If you’re already busy, trying to squeeze in an athletic lifestyle can push you to the brink with managing your time. This is where many aspiring athletics types run into trouble. They get sick, hurt, or simply give up out of exhaustion because they don’t eat the right foods to fuel what they are trying to accomplish. Planning is everything.
When it comes to performance nutrition, timing is key. You need to have meals readily available during the strategic points during the day when you should be fueling up both as a form of repair and preparation. Generally, you should be eating about three hours before a big workout session or event to allow for good digestion. Rushing to eat whatever you can before a session sets you up for gastrointestinal distress during your activity.
While fat is vital for fueling up, it’s also important to know that high-fat meals should generally be avoided just before exercise because they can delay gastric emptying. That leads to you being slow, sluggish, and moody. Going on a long run in the morning? Breakfast is essential once you’re done. Having avocado toast or egg white frittata waiting for you after the finish line is the best way to ensure that you have the energy and stability to tackle the workday that comes after the workout.

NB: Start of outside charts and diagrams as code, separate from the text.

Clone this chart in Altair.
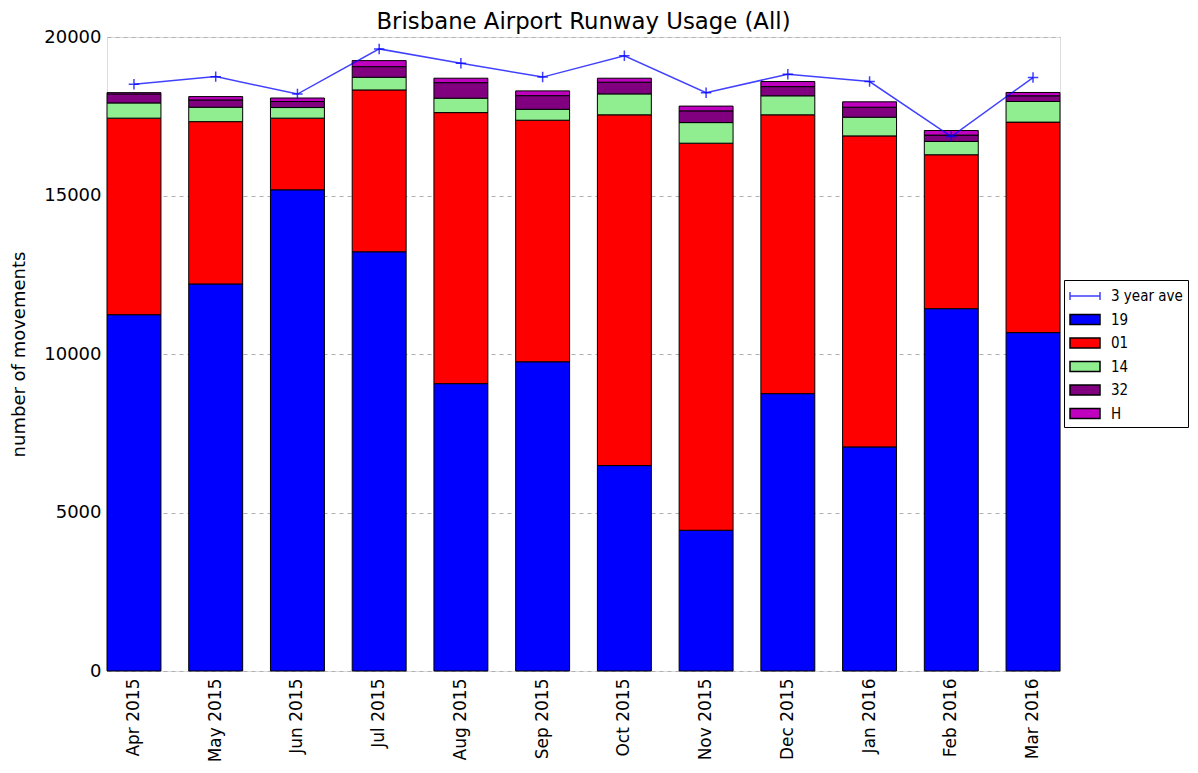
import altair as alt
import pandas as pd

months = ["Apr 2015", "May 2015", "Jun 2015", "Jul 2015", "Aug 2015", "Sep 2015",
          "Oct 2015", "Nov 2015", "Dec 2015", "Jan 2016", "Feb 2016", "Mar 2016"]
r19 = [11240, 12210, 15180, 13225, 9065, 9755, 6480, 4440, 8750, 7070, 11430, 10675]
r01 = [6200, 5120, 2260, 5105, 8550, 7620, 11065, 12210, 8795, 9810, 4855, 6640]
r14 = [480, 455, 335, 400, 455, 345, 660, 650, 600, 590, 420, 650]
r32 = [285, 230, 190, 335, 490, 430, 370, 370, 290, 315, 200, 180]
rH = [40, 105, 110, 190, 140, 150, 125, 150, 160, 170, 145, 105]
ave3 = [18510, 18750, 18200, 19625, 19175, 18735, 19405, 18245, 18825, 18595, 16860, 18720]

runways = ["19", "01", "14", "32", "H"]
series = [r19, r01, r14, r32, rH]
legend_domain = ["3 year ave"] + runways
legend_colors = ["#0000ff", "#0000ff", "#ff0000", "#90ee90", "#800080", "#bf00bf"]
y_ticks = [0, 5000, 10000, 15000, 20000]

rows = []
for ri, (rw, vals) in enumerate(zip(runways, series)):
    for m, v in zip(months, vals):
        rows.append({"month": m, "runway": rw, "movements": v, "order": ri})
bars_df = pd.DataFrame(rows)
line_df = pd.DataFrame({"month": months, "ave": ave3})

FONT = "DejaVu Sans"

x_enc = alt.X("month:N", sort=months, title=None,
              scale=alt.Scale(paddingInner=0.34, paddingOuter=0),
              axis=alt.Axis(labelAngle=270, labelFontSize=17, labelColor="black",
                            labelFont=FONT, ticks=False, domain=False, grid=False,
                            labelPadding=7))

bars = alt.Chart(bars_df).mark_bar(stroke="black", strokeWidth=1).encode(
    x=x_enc,
    y=alt.Y("sum(movements):Q", title="number of movements",
            scale=alt.Scale(domain=[0, 20000], nice=False),
            axis=alt.Axis(values=y_ticks, format="d", labelFontSize=18,
                          labelColor="black", labelFont=FONT, ticks=False, domain=False,
                          grid=True, gridDash=[4, 4], gridColor="#b0b0b0",
                          titleFontSize=18, titleFont=FONT, titleFontWeight="normal",
                          titleColor="black", labelPadding=6, titlePadding=15)),
    color=alt.Color("runway:N",
                    scale=alt.Scale(domain=legend_domain, range=legend_colors),
                    legend=alt.Legend(
                        title=None, orient="none", legendX=957, legendY=243,
                        strokeColor="black", fillColor="white", padding=5,
                        labelFont="DejaVu Sans Condensed", labelFontSize=15,
                        labelColor="black", rowPadding=4.5, labelOffset=20,
                        symbolSize=400,
                        symbolType=alt.ExprRef(expr="datum.value == '3 year ave' ? 'M-1,0H2M-1,-0.4V0.4M2,-0.4V0.4' : 'M-1,-0.5H2V0.5H-1Z'"),
                        symbolStrokeColor=alt.ExprRef(expr="datum.value == '3 year ave' ? '#4040ff' : 'black'"),
                        symbolStrokeWidth=1.5)),
    order=alt.Order("order:Q", sort="ascending"),
)

line = alt.Chart(line_df).mark_line(color="#0000ff", opacity=0.75, strokeWidth=1.5).encode(
    x=alt.X("month:N", sort=months),
    y=alt.Y("ave:Q"),
)
pts = alt.Chart(line_df).mark_point(shape="M-1,0H1M0,-1V1", color="#0000ff", filled=False,
                                    size=110, strokeWidth=1.5, opacity=0.75).encode(
    x=alt.X("month:N", sort=months),
    y=alt.Y("ave:Q"),
)

chart = alt.layer(bars, line, pts).properties(
    width=953, height=634,
    title=alt.TitleParams("Brisbane Airport Runway Usage (All)", fontSize=22.8, font=FONT,
                          fontWeight="normal", color="black", offset=0, dy=6),
    autosize=alt.AutoSizeParams(type="none"),
    padding={"left": 99, "top": 29, "right": 130, "bottom": 93},
).configure_view(stroke="black", strokeWidth=1.2).configure(background="white")

chart.save("out.html", embed_options={"renderer": "svg", "actions": False})
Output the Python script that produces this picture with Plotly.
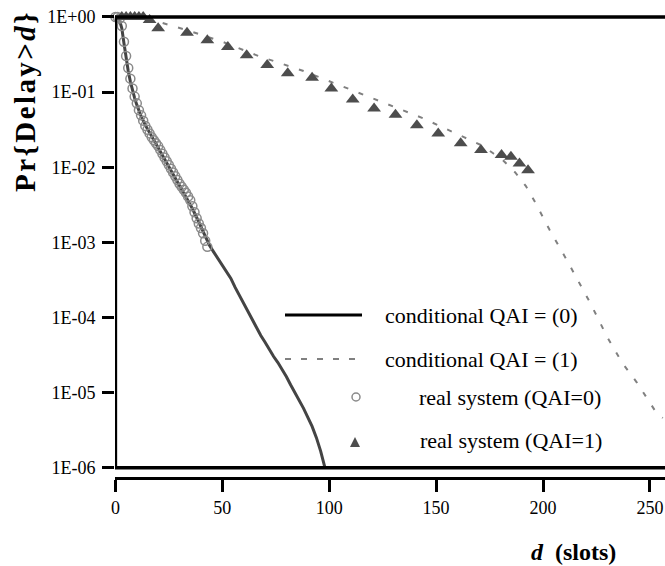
import plotly.graph_objects as go

# ---------------- data ----------------
# conditional model, QAI = (0)  (solid line)
model0_d = [0, 1, 2, 3, 4, 5, 6, 7, 8, 9, 10, 12, 14, 16, 18, 20, 22, 24, 26, 28,
            30, 32, 34, 36, 38, 40, 42, 44, 46, 48, 50, 52, 54, 56, 58, 60, 62, 64,
            66, 68, 70, 72, 74, 76, 78, 80, 82, 84, 86, 88, 90, 92, 94, 96, 98]
model0_p = [1.0, 1.0, 0.891, 0.708, 0.447, 0.282, 0.191, 0.138, 0.105, 0.0832, 0.0676,
            0.0479, 0.0363, 0.0282, 0.0229, 0.0182, 0.0145, 0.0115, 0.00912, 0.00724,
            0.00575, 0.00457, 0.00363, 0.00282, 0.00214, 0.00158, 0.00120, 0.000912,
            0.000741, 0.000603, 0.000501, 0.000407, 0.000331, 0.000251, 0.000195,
            0.000155, 0.000117, 9.12e-5, 7.08e-5, 5.75e-5, 4.68e-5, 3.72e-5, 3.02e-5,
            2.51e-5, 2.04e-5, 1.62e-5, 1.26e-5, 1.0e-5, 7.94e-6, 6.17e-6, 4.68e-6,
            3.55e-6, 2.51e-6, 1.66e-6, 1.0e-6]

# conditional model, QAI = (1)  (dashed line)
model1_d = [0, 10, 16, 23, 34, 50, 67, 88, 106, 125, 144, 163, 172, 177, 181, 187,
            192, 196, 203, 211, 217, 222, 230, 237, 244, 248, 253, 256]
model1_p = [1.0, 1.0, 0.933, 0.813, 0.661, 0.468, 0.302, 0.191, 0.120, 0.0724, 0.0447,
            0.0251, 0.0191, 0.0151, 0.0126, 0.00851, 0.00562, 0.00355, 0.00148,
            0.000589, 0.000288, 0.000158, 5.5e-5, 2.5e-5, 1.35e-5, 8.9e-6, 5.4e-6, 4.6e-6]

# real system, QAI = 0  (open circles)
real0_d = [0, 1, 2, 3, 4, 5, 6, 7, 8, 9, 10, 11, 12, 13, 14, 15, 16, 17, 18, 19, 20,
           21, 22, 23, 24, 25, 26, 27, 28, 29, 30, 31, 32, 33, 34, 35, 36, 37, 38, 39,
           40, 41, 42, 43]
real0_p = [1.0, 1.0, 0.955, 0.759, 0.468, 0.302, 0.209, 0.151, 0.112, 0.0871, 0.0708,
           0.0575, 0.0490, 0.0417, 0.0355, 0.0316, 0.0282, 0.0251, 0.0229, 0.0209,
           0.0191, 0.0170, 0.0151, 0.0135, 0.0120, 0.0107, 0.00955, 0.00851, 0.00759,
           0.00676, 0.00603, 0.00550, 0.00501, 0.00457, 0.00407, 0.00363, 0.00302,
           0.00251, 0.00209, 0.00178, 0.00155, 0.00132, 0.00105, 0.000871]

# real system, QAI = 1  (filled triangles)
real1_d = [3, 5, 7, 9, 11, 13, 16, 20, 33.5, 43, 52.6, 61.4, 71, 80.6, 92, 101, 111,
           121, 131, 141, 151, 161.5, 171, 180.6, 185, 189, 193]
real1_p = [1.0, 1.0, 1.0, 1.0, 1.0, 1.0, 0.912, 0.708, 0.617, 0.490, 0.398, 0.309,
           0.229, 0.178, 0.155, 0.112, 0.0794, 0.0603, 0.0501, 0.0363, 0.0282, 0.0209,
           0.0170, 0.0145, 0.0138, 0.0112, 0.00912]

x_ticks = [0, 50, 100, 150, 200, 250]
y_ticks = [1, 1e-1, 1e-2, 1e-3, 1e-4, 1e-5, 1e-6]
y_ticktext = ["1E+00", "1E-01", "1E-02", "1E-03", "1E-04", "1E-05", "1E-06"]

legend_labels = ["conditional QAI = (0)", "conditional QAI = (1)",
                 "real system (QAI=0)", "real system (QAI=1)"]

assert len(model0_d) == len(model0_p)
assert len(model1_d) == len(model1_p)
assert len(real0_d) == len(real0_p)
assert len(real1_d) == len(real1_p)

FONT = "Liberation Serif, Times New Roman, serif"

fig = go.Figure()
fig.add_trace(go.Scatter(x=model1_d, y=model1_p, mode="lines",
                         line=dict(color="#808080", width=2, dash="5px,11px"),
                         showlegend=False, cliponaxis=False))
fig.add_trace(go.Scatter(x=model0_d, y=model0_p, mode="lines",
                         line=dict(color="#444444", width=3),
                         showlegend=False, cliponaxis=False))
fig.add_trace(go.Scatter(x=real0_d, y=real0_p, mode="markers",
                         marker=dict(symbol="circle-open", size=9, color="#8a8a8a",
                                     line=dict(width=1.5, color="#8a8a8a")),
                         showlegend=False, cliponaxis=False))
fig.add_trace(go.Scatter(x=real1_d, y=real1_p, mode="markers",
                         marker=dict(symbol="triangle-up", size=12, color="#4d4d4d",
                                     line=dict(width=0)),
                         showlegend=False, cliponaxis=False))

# plot-area geometry (pixels) used to place the hand-drawn legend
L, R, T, B = 115, 665, 13, 477
W, H = R - L, B - T


def px(xp):
    return (xp - L) / W


def py(yp):
    return (B - yp) / H


shapes = [
    dict(type="line", xref="paper", yref="y", x0=0, x1=1, y0=1, y1=1,
         line=dict(color="black", width=3.5)),
    dict(type="line", xref="paper", yref="y", x0=0, x1=1, y0=1e-6, y1=1e-6,
         line=dict(color="black", width=3.5)),
    dict(type="line", xref="x", yref="y", x0=0, x1=0, y0=1e-6, y1=1,
         line=dict(color="black", width=3.5)),
    # legend samples
    dict(type="line", xref="paper", yref="paper", x0=px(285), x1=px(362),
         y0=py(315), y1=py(315), line=dict(color="black", width=3)),
    dict(type="line", xref="paper", yref="paper", x0=px(285), x1=px(362),
         y0=py(359), y1=py(359), line=dict(color="#808080", width=2, dash="6px,10px")),
    dict(type="circle", xref="paper", yref="paper", x0=px(352), x1=px(360),
         y0=py(401), y1=py(393), line=dict(color="#8a8a8a", width=1.5)),
    dict(type="path", xref="paper", yref="paper",
         path="M {:.4f},{:.4f} L {:.4f},{:.4f} L {:.4f},{:.4f} Z".format(
             px(350), py(447), px(360), py(447), px(355), py(437)),
         fillcolor="#4d4d4d", line=dict(width=0)),
]

ann_font = dict(family=FONT, size=22, color="black")
legend_pos = [(383, 315), (383, 359), (417, 397), (418, 440)]
annotations = []
for lab, (lx, ly) in zip(legend_labels, legend_pos):
    annotations.append(dict(text=lab, xref="paper", yref="paper", x=px(lx), y=py(ly),
                            xanchor="left", yanchor="middle", showarrow=False,
                            font=ann_font))

hs = "\u200a"
ytitle = "<b>" + hs.join(["P", "r", "{", "D", "e", "l", "a", "y", "&gt;"]) + hs + "<i>d</i>" + hs + "}</b>"
annotations.append(dict(text=ytitle, xref="paper", yref="paper", x=px(25), y=py(102),
                        xanchor="center", yanchor="middle", textangle=-90,
                        showarrow=False, font=dict(family=FONT, size=29, color="black")))
annotations.append(dict(text="<b><i>d</i>&nbsp;&nbsp;(slots)</b>", xref="paper", yref="paper",
                        x=px(573), y=py(552), xanchor="center", yanchor="middle",
                        showarrow=False, font=dict(family=FONT, size=24, color="black")))

fig.update_layout(
    width=665, height=566,
    margin=dict(l=L, r=665 - R, t=T, b=566 - B),
    paper_bgcolor="white", plot_bgcolor="white",
    shapes=shapes, annotations=annotations,
    xaxis=dict(range=[-0.19, 257.06], tickvals=x_ticks, showline=True, linewidth=3,
               linecolor="black", ticks="outside", ticklen=12, tickwidth=2.5,
               tickcolor="black", showgrid=False, zeroline=False,
               tickfont=dict(family=FONT, size=18, color="black")),
    yaxis=dict(type="log", range=[-6.124, 0.053], tickvals=y_ticks, ticktext=y_ticktext,
               ticks="outside", ticklen=12, tickwidth=2.5, tickcolor="black",
               showline=False, showgrid=False, zeroline=False, ticklabelstandoff=3,
               tickfont=dict(family=FONT, size=18, color="black")),
)

fig.write_html("out.html")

Timing your meals is important. However, planning ahead to know exactly what you’ll be eating is even more important. It’s very hard to have reliable output when you don’t have reliable intake. That’s why serious athletes schedule a whole week of meals ahead of time. This lets you map out nutrient levels to ensure you’re getting the fuel you need based on your training days. Yes, meal prep is also essential for helping you steer clear of temptations that will make your workouts more challenging. We are all only human and thus susceptible to eating unhealthy foods when in a hurry or stressed. That’s why it’s crucial to have a good meal plan in place to ensure that indulging in goodies is a choice instead of a trap.